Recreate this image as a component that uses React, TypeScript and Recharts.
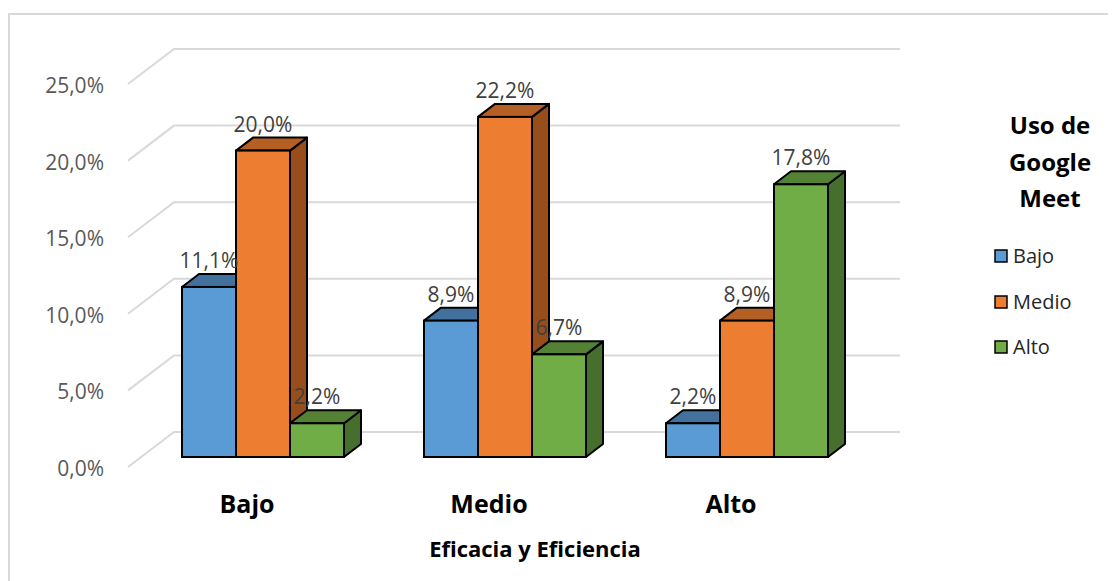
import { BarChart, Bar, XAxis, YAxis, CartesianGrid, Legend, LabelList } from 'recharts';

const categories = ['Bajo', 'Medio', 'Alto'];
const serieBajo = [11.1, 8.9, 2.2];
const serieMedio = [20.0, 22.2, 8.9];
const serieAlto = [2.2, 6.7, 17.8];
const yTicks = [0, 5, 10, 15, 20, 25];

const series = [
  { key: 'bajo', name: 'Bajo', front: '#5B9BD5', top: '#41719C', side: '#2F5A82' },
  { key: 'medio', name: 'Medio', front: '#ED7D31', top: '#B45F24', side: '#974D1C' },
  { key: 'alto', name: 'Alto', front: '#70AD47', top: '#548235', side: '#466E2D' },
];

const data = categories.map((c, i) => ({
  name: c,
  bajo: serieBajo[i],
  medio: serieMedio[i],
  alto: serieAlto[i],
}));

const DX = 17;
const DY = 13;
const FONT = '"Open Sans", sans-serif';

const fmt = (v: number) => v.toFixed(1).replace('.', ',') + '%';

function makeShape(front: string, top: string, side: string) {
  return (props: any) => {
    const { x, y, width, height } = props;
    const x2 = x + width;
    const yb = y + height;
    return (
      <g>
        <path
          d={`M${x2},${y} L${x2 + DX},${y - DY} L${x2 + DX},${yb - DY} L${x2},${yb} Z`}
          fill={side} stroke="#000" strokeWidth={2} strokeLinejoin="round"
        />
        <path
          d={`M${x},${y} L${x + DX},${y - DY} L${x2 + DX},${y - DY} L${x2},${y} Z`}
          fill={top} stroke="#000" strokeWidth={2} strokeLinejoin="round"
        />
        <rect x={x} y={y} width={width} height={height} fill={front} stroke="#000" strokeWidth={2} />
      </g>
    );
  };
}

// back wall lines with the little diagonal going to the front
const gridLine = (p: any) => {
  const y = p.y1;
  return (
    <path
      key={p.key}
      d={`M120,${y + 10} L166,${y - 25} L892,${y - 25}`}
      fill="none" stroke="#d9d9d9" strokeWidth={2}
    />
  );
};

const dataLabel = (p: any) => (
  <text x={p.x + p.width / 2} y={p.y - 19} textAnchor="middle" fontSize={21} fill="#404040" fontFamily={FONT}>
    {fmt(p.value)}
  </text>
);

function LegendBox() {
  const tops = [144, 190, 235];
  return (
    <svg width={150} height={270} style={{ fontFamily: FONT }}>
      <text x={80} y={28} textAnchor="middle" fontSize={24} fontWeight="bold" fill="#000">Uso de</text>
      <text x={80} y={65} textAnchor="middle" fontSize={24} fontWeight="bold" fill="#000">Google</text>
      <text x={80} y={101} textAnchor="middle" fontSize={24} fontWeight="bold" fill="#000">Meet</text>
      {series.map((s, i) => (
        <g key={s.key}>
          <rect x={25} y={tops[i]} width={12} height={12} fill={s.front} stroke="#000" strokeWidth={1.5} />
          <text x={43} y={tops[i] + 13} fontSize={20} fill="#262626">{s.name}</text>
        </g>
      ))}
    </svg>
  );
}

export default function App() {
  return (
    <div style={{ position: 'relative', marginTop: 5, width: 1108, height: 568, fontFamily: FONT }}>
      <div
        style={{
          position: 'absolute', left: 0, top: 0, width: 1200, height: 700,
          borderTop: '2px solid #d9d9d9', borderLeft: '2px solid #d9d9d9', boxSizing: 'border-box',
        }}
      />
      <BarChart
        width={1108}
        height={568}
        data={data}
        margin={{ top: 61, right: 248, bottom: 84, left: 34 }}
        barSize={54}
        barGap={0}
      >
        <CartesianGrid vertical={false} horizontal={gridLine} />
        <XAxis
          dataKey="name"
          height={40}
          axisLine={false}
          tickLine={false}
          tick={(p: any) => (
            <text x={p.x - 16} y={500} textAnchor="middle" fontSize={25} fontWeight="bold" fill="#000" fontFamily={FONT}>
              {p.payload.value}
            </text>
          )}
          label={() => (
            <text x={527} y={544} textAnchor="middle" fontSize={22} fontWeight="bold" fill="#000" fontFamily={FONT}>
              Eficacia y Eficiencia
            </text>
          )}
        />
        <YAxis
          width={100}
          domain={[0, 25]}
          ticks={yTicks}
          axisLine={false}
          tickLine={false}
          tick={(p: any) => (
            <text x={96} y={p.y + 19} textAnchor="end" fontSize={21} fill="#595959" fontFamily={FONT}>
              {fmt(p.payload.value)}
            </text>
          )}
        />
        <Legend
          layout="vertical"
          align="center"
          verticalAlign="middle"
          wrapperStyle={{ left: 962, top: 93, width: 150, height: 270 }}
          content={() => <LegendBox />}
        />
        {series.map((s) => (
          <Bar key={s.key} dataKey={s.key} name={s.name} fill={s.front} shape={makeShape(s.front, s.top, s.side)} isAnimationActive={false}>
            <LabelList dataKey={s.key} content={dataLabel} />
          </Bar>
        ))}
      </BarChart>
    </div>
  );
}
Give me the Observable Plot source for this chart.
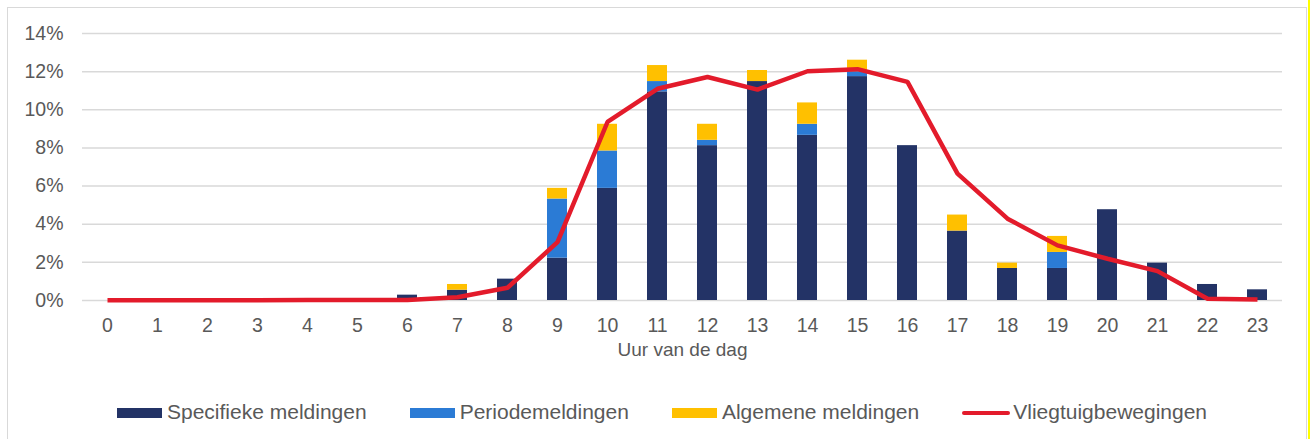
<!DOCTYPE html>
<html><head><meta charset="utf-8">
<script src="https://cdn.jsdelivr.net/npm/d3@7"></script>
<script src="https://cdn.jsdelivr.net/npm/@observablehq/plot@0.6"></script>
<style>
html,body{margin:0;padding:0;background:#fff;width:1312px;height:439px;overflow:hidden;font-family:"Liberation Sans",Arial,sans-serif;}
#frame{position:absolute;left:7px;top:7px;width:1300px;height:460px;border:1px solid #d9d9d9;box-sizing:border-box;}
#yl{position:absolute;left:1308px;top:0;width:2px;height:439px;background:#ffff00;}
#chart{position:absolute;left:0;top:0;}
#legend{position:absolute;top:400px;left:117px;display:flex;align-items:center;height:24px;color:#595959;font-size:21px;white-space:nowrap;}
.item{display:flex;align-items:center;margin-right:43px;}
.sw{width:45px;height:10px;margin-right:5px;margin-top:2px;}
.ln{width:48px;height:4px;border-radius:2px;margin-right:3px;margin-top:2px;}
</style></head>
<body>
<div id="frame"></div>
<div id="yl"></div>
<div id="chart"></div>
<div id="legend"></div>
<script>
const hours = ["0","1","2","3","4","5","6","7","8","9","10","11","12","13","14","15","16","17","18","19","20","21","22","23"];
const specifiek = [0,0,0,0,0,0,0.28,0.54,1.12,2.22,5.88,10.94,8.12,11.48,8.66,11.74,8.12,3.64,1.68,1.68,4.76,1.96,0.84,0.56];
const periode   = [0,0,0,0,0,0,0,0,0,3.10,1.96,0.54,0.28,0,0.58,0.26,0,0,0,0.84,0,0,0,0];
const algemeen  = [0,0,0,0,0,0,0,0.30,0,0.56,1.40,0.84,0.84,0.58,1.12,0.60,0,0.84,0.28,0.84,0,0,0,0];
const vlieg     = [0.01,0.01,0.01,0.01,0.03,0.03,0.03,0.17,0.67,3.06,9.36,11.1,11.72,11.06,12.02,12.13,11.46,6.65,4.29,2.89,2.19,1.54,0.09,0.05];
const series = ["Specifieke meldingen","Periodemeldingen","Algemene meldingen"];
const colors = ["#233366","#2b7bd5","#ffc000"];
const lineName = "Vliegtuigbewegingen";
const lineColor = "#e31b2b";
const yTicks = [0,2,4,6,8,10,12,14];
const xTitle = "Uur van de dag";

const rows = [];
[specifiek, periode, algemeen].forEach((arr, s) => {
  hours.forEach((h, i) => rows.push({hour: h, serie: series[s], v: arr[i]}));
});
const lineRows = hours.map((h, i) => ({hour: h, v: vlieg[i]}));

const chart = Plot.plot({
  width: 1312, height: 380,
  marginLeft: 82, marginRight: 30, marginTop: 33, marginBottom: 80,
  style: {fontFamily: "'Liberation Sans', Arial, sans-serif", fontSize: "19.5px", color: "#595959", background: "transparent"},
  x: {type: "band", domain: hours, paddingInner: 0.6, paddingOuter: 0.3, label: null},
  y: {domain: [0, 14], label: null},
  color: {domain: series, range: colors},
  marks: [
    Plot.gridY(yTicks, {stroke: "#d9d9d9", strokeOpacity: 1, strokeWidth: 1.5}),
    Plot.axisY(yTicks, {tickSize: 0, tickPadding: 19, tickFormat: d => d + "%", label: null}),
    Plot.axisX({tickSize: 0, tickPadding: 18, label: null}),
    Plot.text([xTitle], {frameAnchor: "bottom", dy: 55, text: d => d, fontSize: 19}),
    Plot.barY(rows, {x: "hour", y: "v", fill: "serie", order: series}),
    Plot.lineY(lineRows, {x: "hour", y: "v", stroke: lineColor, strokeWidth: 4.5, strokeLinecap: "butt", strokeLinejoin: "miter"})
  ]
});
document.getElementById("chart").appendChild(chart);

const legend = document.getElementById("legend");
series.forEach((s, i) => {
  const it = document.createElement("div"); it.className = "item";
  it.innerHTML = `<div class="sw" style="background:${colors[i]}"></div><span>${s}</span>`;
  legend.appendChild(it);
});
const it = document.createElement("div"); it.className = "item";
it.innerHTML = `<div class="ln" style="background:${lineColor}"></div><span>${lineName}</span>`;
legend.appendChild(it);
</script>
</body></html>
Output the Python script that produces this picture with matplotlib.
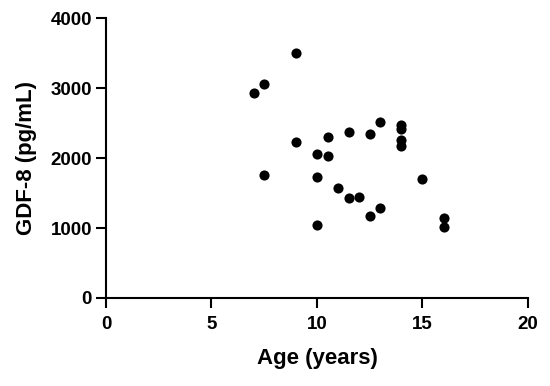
──────
Written exercise:
Begin with the first line of the records and repeat every line up to the one with "const fmt = (v: number)", counting that line too. Pictures are not part of the copy.

Answer to this exercise:
Recreate this image as a component that uses React, TypeScript and Recharts.
import { BarChart, Bar, XAxis, YAxis, CartesianGrid, Legend, LabelList } from 'recharts';

const categories = ['Bajo', 'Medio', 'Alto'];
const serieBajo = [11.1, 8.9, 2.2];
const serieMedio = [20.0, 22.2, 8.9];
const serieAlto = [2.2, 6.7, 17.8];
const yTicks = [0, 5, 10, 15, 20, 25];

const series = [
  { key: 'bajo', name: 'Bajo', front: '#5B9BD5', top: '#41719C', side: '#2F5A82' },
  { key: 'medio', name: 'Medio', front: '#ED7D31', top: '#B45F24', side: '#974D1C' },
  { key: 'alto', name: 'Alto', front: '#70AD47', top: '#548235', side: '#466E2D' },
];

const data = categories.map((c, i) => ({
  name: c,
  bajo: serieBajo[i],
  medio: serieMedio[i],
  alto: serieAlto[i],
}));

const DX = 17;
const DY = 13;
const FONT = '"Open Sans", sans-serif';

const fmt = (v: number) => v.toFixed(1).replace('.', ',') + '%';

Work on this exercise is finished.